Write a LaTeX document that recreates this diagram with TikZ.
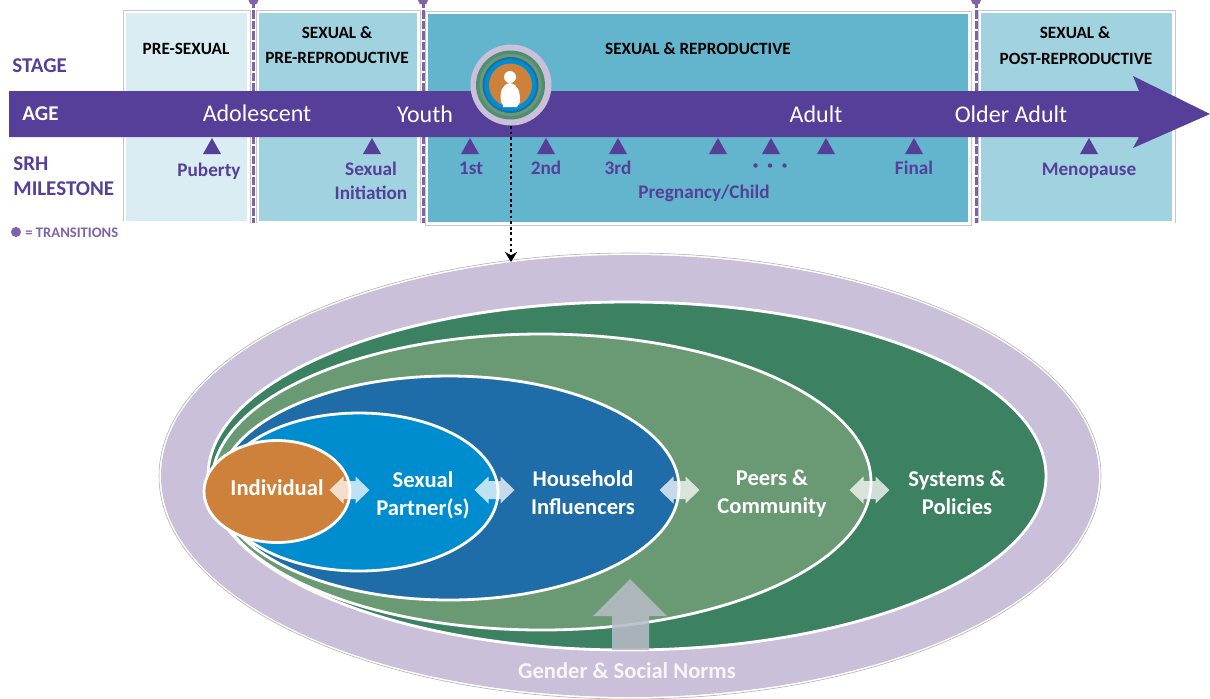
\documentclass[tikz,border=0pt]{standalone}
\usepackage{fontspec}
\setmainfont{Carlito}
\usetikzlibrary{positioning, arrows.meta}

\definecolor{barpurple}{HTML}{553F99}
\definecolor{paleteal}{HTML}{DAEDF3}
\definecolor{midteal}{HTML}{A0D2E0}
\definecolor{deepteal}{HTML}{62B5CD}
\definecolor{normlilac}{HTML}{CAC0DA}
\definecolor{sysgreen}{HTML}{3C8161}
\definecolor{peergreen}{HTML}{6A9A73}
\definecolor{homeblue}{HTML}{1E6CA8}
\definecolor{partnerblue}{HTML}{008DCF}
\definecolor{selforange}{HTML}{CE813B}
\definecolor{dashpurple}{HTML}{7F63A8}
\definecolor{normarrow}{HTML}{B6BAC6}

\tikzset{
	rowlabel/.style={font=\bfseries\fontsize{10.5}{10.5}\selectfont, text=barpurple, anchor=west, inner sep=0},
	stagelabel/.style={font=\bfseries\fontsize{8.6}{8.6}\selectfont, text=black, inner sep=0},
	agelabel/.style={font=\fontsize{12}{12}\selectfont, text=white, inner sep=0},
	milelabel/.style={font=\bfseries\fontsize{9.6}{9.6}\selectfont, text=barpurple, inner sep=0},
	ringlabel/.style={font=\bfseries\fontsize{11.3}{11.3}\selectfont, text=white, inner sep=0},
	panelframe/.style={draw=black!22, line width=0.5pt, fill=white},
	ringline/.style={draw=white, line width=1.4pt},
	linkarrow/.style={fill=white, fill opacity=0.75},
	markerhead/.style={fill=barpurple}
}

\begin{document}
\begin{tikzpicture}[x=0.5pt, y=-0.5pt]
	\clip (0,0) rectangle (1210,698);

	%//stage panels
	\draw [panelframe] (123,221) -- (123,10) -- (250,10) -- (250,223);
	\draw [panelframe] (256,223) -- (256,10) -- (420,10) -- (420,223);
	\draw [panelframe] (425,225) rectangle (971,11);
	\draw [panelframe] (978,223) -- (978,10) -- (1175,10) -- (1175,223);
	\fill [paleteal] (126,13) rectangle (247,221);
	\fill [midteal] (259,13) rectangle (417,221);
	\fill [deepteal] (428,14) rectangle (968,222);
	\fill [midteal] (981,13) rectangle (1172,221);

	%//transitions
	\foreach \x in {253.5, 423, 976}
	{
		\draw [dashpurple, line width=1.5pt, dash pattern=on 4.2pt off 1pt] (\x,0) -- (\x,223);
		\fill [dashpurple] (\x,0) circle (5);
	}

	%//age bar
	\fill [barpurple] (9,91) -- (1139,91) -- (1133,76) -- (1210,114) -- (1133,148) -- (1139,137) -- (9,137) -- cycle;

	%//milestone markers
	\foreach \x in {212, 372, 470, 546, 618, 718, 771, 826, 914, 1089}
		\fill [markerhead] (\x,138) -- ++(9,16) -- ++(-18,0) -- cycle;

	%//row labels
	\node [rowlabel] (stage) at (12,66) {STAGE};
	\node [rowlabel, text=white] (age) at (22,114) {AGE};
	\node [rowlabel] (srh) at (13,164) {SRH};
	\node [rowlabel] (milestone) at (13,189) {MILESTONE};
	\fill [dashpurple] (16,232) circle (5);
	\node [anchor=west, inner sep=0, text=dashpurple, font=\bfseries\fontsize{7.3}{7.3}\selectfont] (transitions) at (25,233) {= TRANSITIONS};

	\node [stagelabel] (presexual) at (186,49) {PRE-SEXUAL};
	\node [stagelabel] (sexualone) at (337,33) {SEXUAL \&};
	\node [stagelabel] (prerepro) at (337,58) {PRE-REPRODUCTIVE};
	\node [stagelabel] (repro) at (698,49) {SEXUAL \& REPRODUCTIVE};
	\node [stagelabel] (sexualtwo) at (1075,33) {SEXUAL \&};
	\node [stagelabel] (postrepro) at (1076,59) {POST-REPRODUCTIVE};

	\node [agelabel] (adolescent) at (257,113) {Adolescent};
	\node [agelabel] (youth) at (425,114) {Youth};
	\node [agelabel] (adult) at (816,114) {Adult};
	\node [agelabel] (older) at (1011,114) {Older Adult};

	\node [milelabel] (puberty) at (209,171) {Puberty};
	\node [milelabel] (sexual) at (371,169) {Sexual};
	\node [milelabel] (initiation) at (371,193) {Initiation};
	\node [milelabel] (first) at (471,168) {1st};
	\node [milelabel] (second) at (546,168) {2nd};
	\node [milelabel] (third) at (618,168) {3rd};
	\node [milelabel] (final) at (914,168) {Final};
	\node [milelabel] (pregnancy) at (704,193) {Pregnancy/Child};
	\node [milelabel] (menopause) at (1089,171) {Menopause};
	\foreach \x in {755.5, 770, 784.5}
		\fill [barpurple] (\x,165.5) circle (2.2);

	%//small icon on the bar
	\node [circle, fill=normlilac, minimum size=40.5pt, inner sep=0] (icon) at (511,85) {};
	\fill [sysgreen!90!white] (510.5,85) circle (34.5);
	\fill [peergreen] (510.5,85) circle (31);
	\fill [homeblue] (510.5,85) circle (28);
	\fill [partnerblue] (510.5,85) circle (26);
	\fill [selforange] (510.5,85) circle (21.5);
	\fill [white] (510,77) circle (6);
	\fill [white] (501,102) .. controls (500,92) and (501,85) .. (510,83) .. controls (519,85) and (520,92) .. (520,102) .. controls (518,104) .. (517,107) -- (503,107) .. controls (503,104) .. (501,102) -- cycle;

	%//nested rings
	\draw [black!30, line width=0.3pt, fill=white] (630,476) ellipse (471 and 223);
	\fill [normlilac] (630,476) ellipse (469 and 221);
	\draw [ringline, fill=sysgreen] (627,476) ellipse (419 and 174);
	\draw [ringline, fill=peergreen] (541.5,482) ellipse (329.5 and 148);
	\draw [ringline, fill=homeblue] (449,488) ellipse (230 and 112);
	\draw [ringline, fill=partnerblue] (359,492) ellipse (139 and 79);
	\draw [ringline, fill=selforange] (277,491.5) ellipse (73 and 51);

	\coordinate (dotend) at (511,262);
	\draw [black, line width=1.2pt, dash pattern=on 1.4pt off 1.4pt, -{Stealth[length=5pt, width=6pt]}] (icon.south) -- (dotend);

	\foreach \x in {349.5, 494.5, 679.5, 869.5}
		\fill [linkarrow] (\x,490) ++(-20,0) -- ++(14,-13.5) -- ++(0,4.5) -- ++(12,0) -- ++(0,-4.5) -- ++(14,13.5) -- ++(-14,13.5) -- ++(0,-4.5) -- ++(-12,0) -- ++(0,4.5) -- cycle;

	\fill [normarrow, fill opacity=0.88] (630,579) -- (667,616) -- (649,616) -- (649,650) -- (612,650) -- (612,616) -- (593,616) -- cycle;

	\node [ringlabel] (individual) at (277,488) {Individual};
	\node [ringlabel, align=center] (partner) at (423,495) {Sexual\\[2.7pt]Partner(s)};
	\node [ringlabel, align=center] (household) at (583,493) {Household\\[2.7pt]Influencers};
	\node [ringlabel, align=center] (peers) at (772,493) {Peers \&\\[2.7pt]Community};
	\node [ringlabel, align=center] (systems) at (957,493) {Systems \&\\[2.7pt]Policies};
	\node [ringlabel, text=white!85!normlilac] (norms) at (627,671) {Gender \& Social Norms};
\end{tikzpicture}
\end{document}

□ □ □ □ □

*Task instructions:*
Skip every picture and transcribe the data above exactly.

*Complete answer:*
Write a LaTeX document that recreates this diagram with TikZ.
\documentclass[tikz,border=0pt]{standalone}
\usepackage{fontspec}
\setmainfont{Carlito}
\usetikzlibrary{positioning, arrows.meta}

\definecolor{barpurple}{HTML}{553F99}
\definecolor{paleteal}{HTML}{DAEDF3}
\definecolor{midteal}{HTML}{A0D2E0}
\definecolor{deepteal}{HTML}{62B5CD}
\definecolor{normlilac}{HTML}{CAC0DA}
\definecolor{sysgreen}{HTML}{3C8161}
\definecolor{peergreen}{HTML}{6A9A73}
\definecolor{homeblue}{HTML}{1E6CA8}
\definecolor{partnerblue}{HTML}{008DCF}
\definecolor{selforange}{HTML}{CE813B}
\definecolor{dashpurple}{HTML}{7F63A8}
\definecolor{normarrow}{HTML}{B6BAC6}

\tikzset{
	rowlabel/.style={font=\bfseries\fontsize{10.5}{10.5}\selectfont, text=barpurple, anchor=west, inner sep=0},
	stagelabel/.style={font=\bfseries\fontsize{8.6}{8.6}\selectfont, text=black, inner sep=0},
	agelabel/.style={font=\fontsize{12}{12}\selectfont, text=white, inner sep=0},
	milelabel/.style={font=\bfseries\fontsize{9.6}{9.6}\selectfont, text=barpurple, inner sep=0},
	ringlabel/.style={font=\bfseries\fontsize{11.3}{11.3}\selectfont, text=white, inner sep=0},
	panelframe/.style={draw=black!22, line width=0.5pt, fill=white},
	ringline/.style={draw=white, line width=1.4pt},
	linkarrow/.style={fill=white, fill opacity=0.75},
	markerhead/.style={fill=barpurple}
}

\begin{document}
\begin{tikzpicture}[x=0.5pt, y=-0.5pt]
	\clip (0,0) rectangle (1210,698);

	%//stage panels
	\draw [panelframe] (123,221) -- (123,10) -- (250,10) -- (250,223);
	\draw [panelframe] (256,223) -- (256,10) -- (420,10) -- (420,223);
	\draw [panelframe] (425,225) rectangle (971,11);
	\draw [panelframe] (978,223) -- (978,10) -- (1175,10) -- (1175,223);
	\fill [paleteal] (126,13) rectangle (247,221);
	\fill [midteal] (259,13) rectangle (417,221);
	\fill [deepteal] (428,14) rectangle (968,222);
	\fill [midteal] (981,13) rectangle (1172,221);

	%//transitions
	\foreach \x in {253.5, 423, 976}
	{
		\draw [dashpurple, line width=1.5pt, dash pattern=on 4.2pt off 1pt] (\x,0) -- (\x,223);
		\fill [dashpurple] (\x,0) circle (5);
	}

	%//age bar
	\fill [barpurple] (9,91) -- (1139,91) -- (1133,76) -- (1210,114) -- (1133,148) -- (1139,137) -- (9,137) -- cycle;

	%//milestone markers
	\foreach \x in {212, 372, 470, 546, 618, 718, 771, 826, 914, 1089}
		\fill [markerhead] (\x,138) -- ++(9,16) -- ++(-18,0) -- cycle;

	%//row labels
	\node [rowlabel] (stage) at (12,66) {STAGE};
	\node [rowlabel, text=white] (age) at (22,114) {AGE};
	\node [rowlabel] (srh) at (13,164) {SRH};
	\node [rowlabel] (milestone) at (13,189) {MILESTONE};
	\fill [dashpurple] (16,232) circle (5);
	\node [anchor=west, inner sep=0, text=dashpurple, font=\bfseries\fontsize{7.3}{7.3}\selectfont] (transitions) at (25,233) {= TRANSITIONS};

	\node [stagelabel] (presexual) at (186,49) {PRE-SEXUAL};
	\node [stagelabel] (sexualone) at (337,33) {SEXUAL \&};
	\node [stagelabel] (prerepro) at (337,58) {PRE-REPRODUCTIVE};
	\node [stagelabel] (repro) at (698,49) {SEXUAL \& REPRODUCTIVE};
	\node [stagelabel] (sexualtwo) at (1075,33) {SEXUAL \&};
	\node [stagelabel] (postrepro) at (1076,59) {POST-REPRODUCTIVE};

	\node [agelabel] (adolescent) at (257,113) {Adolescent};
	\node [agelabel] (youth) at (425,114) {Youth};
	\node [agelabel] (adult) at (816,114) {Adult};
	\node [agelabel] (older) at (1011,114) {Older Adult};

	\node [milelabel] (puberty) at (209,171) {Puberty};
	\node [milelabel] (sexual) at (371,169) {Sexual};
	\node [milelabel] (initiation) at (371,193) {Initiation};
	\node [milelabel] (first) at (471,168) {1st};
	\node [milelabel] (second) at (546,168) {2nd};
	\node [milelabel] (third) at (618,168) {3rd};
	\node [milelabel] (final) at (914,168) {Final};
	\node [milelabel] (pregnancy) at (704,193) {Pregnancy/Child};
	\node [milelabel] (menopause) at (1089,171) {Menopause};
	\foreach \x in {755.5, 770, 784.5}
		\fill [barpurple] (\x,165.5) circle (2.2);

	%//small icon on the bar
	\node [circle, fill=normlilac, minimum size=40.5pt, inner sep=0] (icon) at (511,85) {};
	\fill [sysgreen!90!white] (510.5,85) circle (34.5);
	\fill [peergreen] (510.5,85) circle (31);
	\fill [homeblue] (510.5,85) circle (28);
	\fill [partnerblue] (510.5,85) circle (26);
	\fill [selforange] (510.5,85) circle (21.5);
	\fill [white] (510,77) circle (6);
	\fill [white] (501,102) .. controls (500,92) and (501,85) .. (510,83) .. controls (519,85) and (520,92) .. (520,102) .. controls (518,104) .. (517,107) -- (503,107) .. controls (503,104) .. (501,102) -- cycle;

	%//nested rings
	\draw [black!30, line width=0.3pt, fill=white] (630,476) ellipse (471 and 223);
	\fill [normlilac] (630,476) ellipse (469 and 221);
	\draw [ringline, fill=sysgreen] (627,476) ellipse (419 and 174);
	\draw [ringline, fill=peergreen] (541.5,482) ellipse (329.5 and 148);
	\draw [ringline, fill=homeblue] (449,488) ellipse (230 and 112);
	\draw [ringline, fill=partnerblue] (359,492) ellipse (139 and 79);
	\draw [ringline, fill=selforange] (277,491.5) ellipse (73 and 51);

	\coordinate (dotend) at (511,262);
	\draw [black, line width=1.2pt, dash pattern=on 1.4pt off 1.4pt, -{Stealth[length=5pt, width=6pt]}] (icon.south) -- (dotend);

	\foreach \x in {349.5, 494.5, 679.5, 869.5}
		\fill [linkarrow] (\x,490) ++(-20,0) -- ++(14,-13.5) -- ++(0,4.5) -- ++(12,0) -- ++(0,-4.5) -- ++(14,13.5) -- ++(-14,13.5) -- ++(0,-4.5) -- ++(-12,0) -- ++(0,4.5) -- cycle;

	\fill [normarrow, fill opacity=0.88] (630,579) -- (667,616) -- (649,616) -- (649,650) -- (612,650) -- (612,616) -- (593,616) -- cycle;

	\node [ringlabel] (individual) at (277,488) {Individual};
	\node [ringlabel, align=center] (partner) at (423,495) {Sexual\\[2.7pt]Partner(s)};
	\node [ringlabel, align=center] (household) at (583,493) {Household\\[2.7pt]Influencers};
	\node [ringlabel, align=center] (peers) at (772,493) {Peers \&\\[2.7pt]Community};
	\node [ringlabel, align=center] (systems) at (957,493) {Systems \&\\[2.7pt]Policies};
	\node [ringlabel, text=white!85!normlilac] (norms) at (627,671) {Gender \& Social Norms};
\end{tikzpicture}
\end{document}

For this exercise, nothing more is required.